__WHAT YOU NEED TO DO__
Every line of the listing must be reproduced as it stands. Leave the images behind.

--------------------------------

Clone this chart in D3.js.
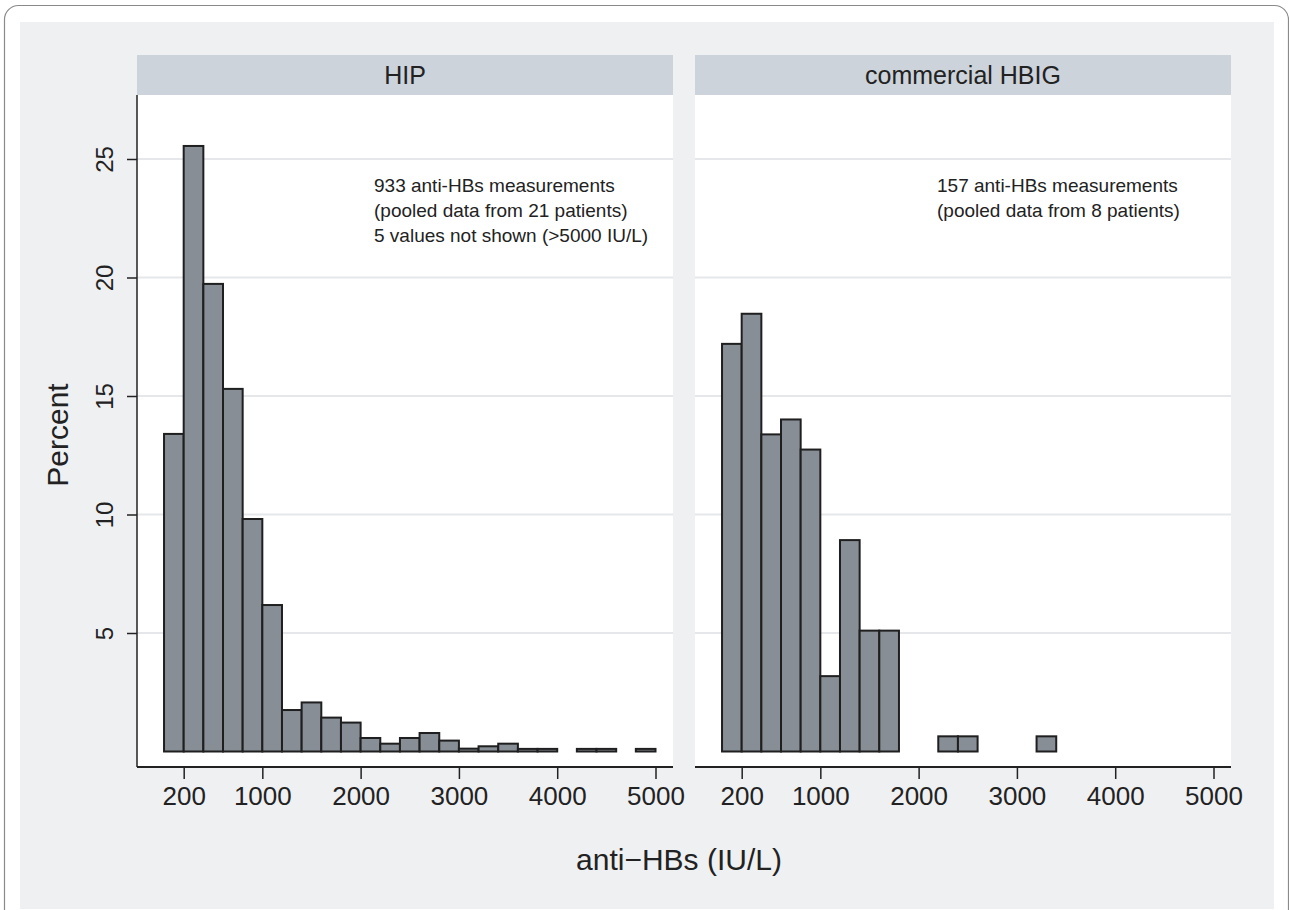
<!DOCTYPE html>
<html>
<head>
<meta charset="utf-8">
<script src="https://cdn.jsdelivr.net/npm/d3@7"></script>
<style>
  html, body { margin: 0; padding: 0; background: #ffffff; }
  svg { display: block; font-family: "Liberation Sans", Arial, Helvetica, sans-serif; }
</style>
</head>
<body>
<svg id="chart" width="1289" height="910"></svg>
<script>
// ---- data ----
const panelNames = ["HIP", "commercial HBIG"];
const binStarts = [0, 200, 400, 600, 800, 1000, 1200, 1400, 1600, 1800, 2000, 2200, 2400,
                   2600, 2800, 3000, 3200, 3400, 3600, 3800, 4000, 4200, 4400, 4600, 4800];
const binWidth = 200;
const hipPercent = [13.40, 25.55, 19.73, 15.30, 9.81, 6.18, 1.75, 2.07, 1.43, 1.22, 0.57, 0.33, 0.57,
                    0.78, 0.46, 0.12, 0.22, 0.33, 0.11, 0.11, 0, 0.11, 0.11, 0, 0.11];
const hbigPercent = [17.20, 18.47, 13.38, 14.01, 12.74, 3.18, 8.92, 5.10, 5.10, 0, 0, 0.64, 0.64,
                     0, 0, 0, 0.64, 0, 0, 0, 0, 0, 0, 0, 0];
const xTickValues = [200, 1000, 2000, 3000, 4000, 5000];
const yTickValues = [5, 10, 15, 20, 25];
const hipNote = ["933 anti-HBs measurements", "(pooled data from 21 patients)", "5 values not shown (>5000 IU/L)"];
const hbigNote = ["157 anti-HBs measurements", "(pooled data from 8 patients)"];
const xTitle = "anti\u2212HBs (IU/L)";
const yTitle = "Percent";

// ---- layout ----
const svg = d3.select("#chart");
const W = 1289, H = 910;
const panelTop = 95, panelBottom = 767, headerTop = 55;
const panelWidth = 536;
const panelLefts = [137, 695];
const series = [hipPercent, hbigPercent];
const notes = [hipNote, hbigNote];
const noteX = [374, 937];

const colors = {
  outer: "#eff0f2",
  header: "#cdd3da",
  grid: "#e5e7eb",
  bar: "#878e95",
  barStroke: "#1f1f1f",
  axis: "#222222",
  text: "#222222"
};

// outer frame
svg.append("rect").attr("x", 0).attr("y", 0).attr("width", W).attr("height", H).attr("fill", "#ffffff");
svg.append("rect").attr("x", 4.5).attr("y", 5.5).attr("width", 1284).attr("height", 980)
  .attr("rx", 14).attr("fill", "#ffffff").attr("stroke", "#8a8a8a").attr("stroke-width", 1.2);
svg.append("rect").attr("x", 20).attr("y", 22).attr("width", 1254).attr("height", 887)
  .attr("fill", colors.outer);

const x = d3.scaleLinear().domain([-275, 5178]).range([0, panelWidth]);
const y = d3.scaleLinear().domain([0, 25]).range([751.5, 159]);

panelNames.forEach((name, i) => {
  const g = svg.append("g").attr("transform", `translate(${panelLefts[i]},0)`);

  // header strip
  g.append("rect").attr("x", 0).attr("y", headerTop).attr("width", panelWidth)
    .attr("height", panelTop - headerTop).attr("fill", colors.header);
  g.append("text").attr("x", panelWidth / 2).attr("y", 83.5)
    .attr("text-anchor", "middle").attr("font-size", 25).attr("fill", colors.text).text(name);

  // plot area
  g.append("rect").attr("x", 0).attr("y", panelTop).attr("width", panelWidth)
    .attr("height", panelBottom - panelTop).attr("fill", "#ffffff");

  // gridlines
  g.selectAll("line.grid").data(yTickValues).join("line")
    .attr("class", "grid")
    .attr("x1", 0).attr("x2", panelWidth)
    .attr("y1", d => y(d)).attr("y2", d => y(d))
    .attr("stroke", colors.grid).attr("stroke-width", 2);

  // bars
  const data = binStarts.map((b, k) => ({ b, v: series[i][k] })).filter(d => d.v > 0);
  g.selectAll("rect.bar").data(data).join("rect")
    .attr("class", "bar")
    .attr("x", d => x(d.b))
    .attr("width", d => x(d.b + binWidth) - x(d.b))
    .attr("y", d => y(d.v))
    .attr("height", d => y(0) - y(d.v))
    .attr("fill", colors.bar)
    .attr("stroke", colors.barStroke)
    .attr("stroke-width", 2);

  // annotation
  const t = g.append("text").attr("font-size", 19).attr("fill", colors.text);
  notes[i].forEach((line, k) => {
    t.append("tspan").attr("x", noteX[i] - panelLefts[i]).attr("y", 192 + k * 25).text(line);
  });

  // x axis
  const xa = g.append("g").attr("transform", `translate(0,${panelBottom})`)
    .call(d3.axisBottom(x).tickValues(xTickValues).tickFormat(d3.format("d")).tickSize(12).tickSizeOuter(0));
  xa.select(".domain").attr("stroke", colors.axis).attr("stroke-width", 2)
    .attr("d", `M0,0H${panelWidth}`);
  xa.selectAll(".tick line").attr("stroke", colors.axis).attr("stroke-width", 1.5);
  xa.selectAll(".tick text").attr("font-size", 26).attr("fill", colors.text)
    .attr("font-family", "Liberation Sans, Arial, sans-serif")
    .attr("y", 38).attr("dy", 0);

  // y axis (left panel only)
  if (i === 0) {
    const ya = g.append("g")
      .call(d3.axisLeft(y).tickValues(yTickValues).tickSize(10).tickSizeOuter(0));
    ya.select(".domain").attr("stroke", colors.axis).attr("stroke-width", 1.5)
      .attr("d", `M0,${panelTop}V${panelBottom}`);
    ya.selectAll(".tick line").attr("stroke", colors.axis).attr("stroke-width", 1.5);
    ya.selectAll(".tick text").attr("font-size", 24).attr("fill", colors.text)
      .attr("font-family", "Liberation Sans, Arial, sans-serif")
      .attr("x", null).attr("dy", null)
      .attr("text-anchor", "middle")
      .attr("transform", "translate(-24,0) rotate(-90)");
  }
});

// axis titles
svg.append("text").attr("x", 679).attr("y", 870).attr("text-anchor", "middle")
  .attr("font-size", 30).attr("fill", colors.text).text(xTitle);
svg.append("text").attr("transform", "translate(68,435) rotate(-90)").attr("text-anchor", "middle")
  .attr("font-size", 30).attr("fill", colors.text).text(yTitle);
</script>
</body>
</html>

--------------------------------

__TASK SOLUTION__
Clone this chart in D3.js.
<!DOCTYPE html>
<html>
<head>
<meta charset="utf-8">
<script src="https://cdn.jsdelivr.net/npm/d3@7"></script>
<style>
  html, body { margin: 0; padding: 0; background: #ffffff; }
  svg { display: block; font-family: "Liberation Sans", Arial, Helvetica, sans-serif; }
</style>
</head>
<body>
<svg id="chart" width="1289" height="910"></svg>
<script>
// ---- data ----
const panelNames = ["HIP", "commercial HBIG"];
const binStarts = [0, 200, 400, 600, 800, 1000, 1200, 1400, 1600, 1800, 2000, 2200, 2400,
                   2600, 2800, 3000, 3200, 3400, 3600, 3800, 4000, 4200, 4400, 4600, 4800];
const binWidth = 200;
const hipPercent = [13.40, 25.55, 19.73, 15.30, 9.81, 6.18, 1.75, 2.07, 1.43, 1.22, 0.57, 0.33, 0.57,
                    0.78, 0.46, 0.12, 0.22, 0.33, 0.11, 0.11, 0, 0.11, 0.11, 0, 0.11];
const hbigPercent = [17.20, 18.47, 13.38, 14.01, 12.74, 3.18, 8.92, 5.10, 5.10, 0, 0, 0.64, 0.64,
                     0, 0, 0, 0.64, 0, 0, 0, 0, 0, 0, 0, 0];
const xTickValues = [200, 1000, 2000, 3000, 4000, 5000];
const yTickValues = [5, 10, 15, 20, 25];
const hipNote = ["933 anti-HBs measurements", "(pooled data from 21 patients)", "5 values not shown (>5000 IU/L)"];
const hbigNote = ["157 anti-HBs measurements", "(pooled data from 8 patients)"];
const xTitle = "anti\u2212HBs (IU/L)";
const yTitle = "Percent";

// ---- layout ----
const svg = d3.select("#chart");
const W = 1289, H = 910;
const panelTop = 95, panelBottom = 767, headerTop = 55;
const panelWidth = 536;
const panelLefts = [137, 695];
const series = [hipPercent, hbigPercent];
const notes = [hipNote, hbigNote];
const noteX = [374, 937];

const colors = {
  outer: "#eff0f2",
  header: "#cdd3da",
  grid: "#e5e7eb",
  bar: "#878e95",
  barStroke: "#1f1f1f",
  axis: "#222222",
  text: "#222222"
};

// outer frame
svg.append("rect").attr("x", 0).attr("y", 0).attr("width", W).attr("height", H).attr("fill", "#ffffff");
svg.append("rect").attr("x", 4.5).attr("y", 5.5).attr("width", 1284).attr("height", 980)
  .attr("rx", 14).attr("fill", "#ffffff").attr("stroke", "#8a8a8a").attr("stroke-width", 1.2);
svg.append("rect").attr("x", 20).attr("y", 22).attr("width", 1254).attr("height", 887)
  .attr("fill", colors.outer);

const x = d3.scaleLinear().domain([-275, 5178]).range([0, panelWidth]);
const y = d3.scaleLinear().domain([0, 25]).range([751.5, 159]);

panelNames.forEach((name, i) => {
  const g = svg.append("g").attr("transform", `translate(${panelLefts[i]},0)`);

  // header strip
  g.append("rect").attr("x", 0).attr("y", headerTop).attr("width", panelWidth)
    .attr("height", panelTop - headerTop).attr("fill", colors.header);
  g.append("text").attr("x", panelWidth / 2).attr("y", 83.5)
    .attr("text-anchor", "middle").attr("font-size", 25).attr("fill", colors.text).text(name);

  // plot area
  g.append("rect").attr("x", 0).attr("y", panelTop).attr("width", panelWidth)
    .attr("height", panelBottom - panelTop).attr("fill", "#ffffff");

  // gridlines
  g.selectAll("line.grid").data(yTickValues).join("line")
    .attr("class", "grid")
    .attr("x1", 0).attr("x2", panelWidth)
    .attr("y1", d => y(d)).attr("y2", d => y(d))
    .attr("stroke", colors.grid).attr("stroke-width", 2);

  // bars
  const data = binStarts.map((b, k) => ({ b, v: series[i][k] })).filter(d => d.v > 0);
  g.selectAll("rect.bar").data(data).join("rect")
    .attr("class", "bar")
    .attr("x", d => x(d.b))
    .attr("width", d => x(d.b + binWidth) - x(d.b))
    .attr("y", d => y(d.v))
    .attr("height", d => y(0) - y(d.v))
    .attr("fill", colors.bar)
    .attr("stroke", colors.barStroke)
    .attr("stroke-width", 2);

  // annotation
  const t = g.append("text").attr("font-size", 19).attr("fill", colors.text);
  notes[i].forEach((line, k) => {
    t.append("tspan").attr("x", noteX[i] - panelLefts[i]).attr("y", 192 + k * 25).text(line);
  });

  // x axis
  const xa = g.append("g").attr("transform", `translate(0,${panelBottom})`)
    .call(d3.axisBottom(x).tickValues(xTickValues).tickFormat(d3.format("d")).tickSize(12).tickSizeOuter(0));
  xa.select(".domain").attr("stroke", colors.axis).attr("stroke-width", 2)
    .attr("d", `M0,0H${panelWidth}`);
  xa.selectAll(".tick line").attr("stroke", colors.axis).attr("stroke-width", 1.5);
  xa.selectAll(".tick text").attr("font-size", 26).attr("fill", colors.text)
    .attr("font-family", "Liberation Sans, Arial, sans-serif")
    .attr("y", 38).attr("dy", 0);

  // y axis (left panel only)
  if (i === 0) {
    const ya = g.append("g")
      .call(d3.axisLeft(y).tickValues(yTickValues).tickSize(10).tickSizeOuter(0));
    ya.select(".domain").attr("stroke", colors.axis).attr("stroke-width", 1.5)
      .attr("d", `M0,${panelTop}V${panelBottom}`);
    ya.selectAll(".tick line").attr("stroke", colors.axis).attr("stroke-width", 1.5);
    ya.selectAll(".tick text").attr("font-size", 24).attr("fill", colors.text)
      .attr("font-family", "Liberation Sans, Arial, sans-serif")
      .attr("x", null).attr("dy", null)
      .attr("text-anchor", "middle")
      .attr("transform", "translate(-24,0) rotate(-90)");
  }
});

// axis titles
svg.append("text").attr("x", 679).attr("y", 870).attr("text-anchor", "middle")
  .attr("font-size", 30).attr("fill", colors.text).text(xTitle);
svg.append("text").attr("transform", "translate(68,435) rotate(-90)").attr("text-anchor", "middle")
  .attr("font-size", 30).attr("fill", colors.text).text(yTitle);
</script>
</body>
</html>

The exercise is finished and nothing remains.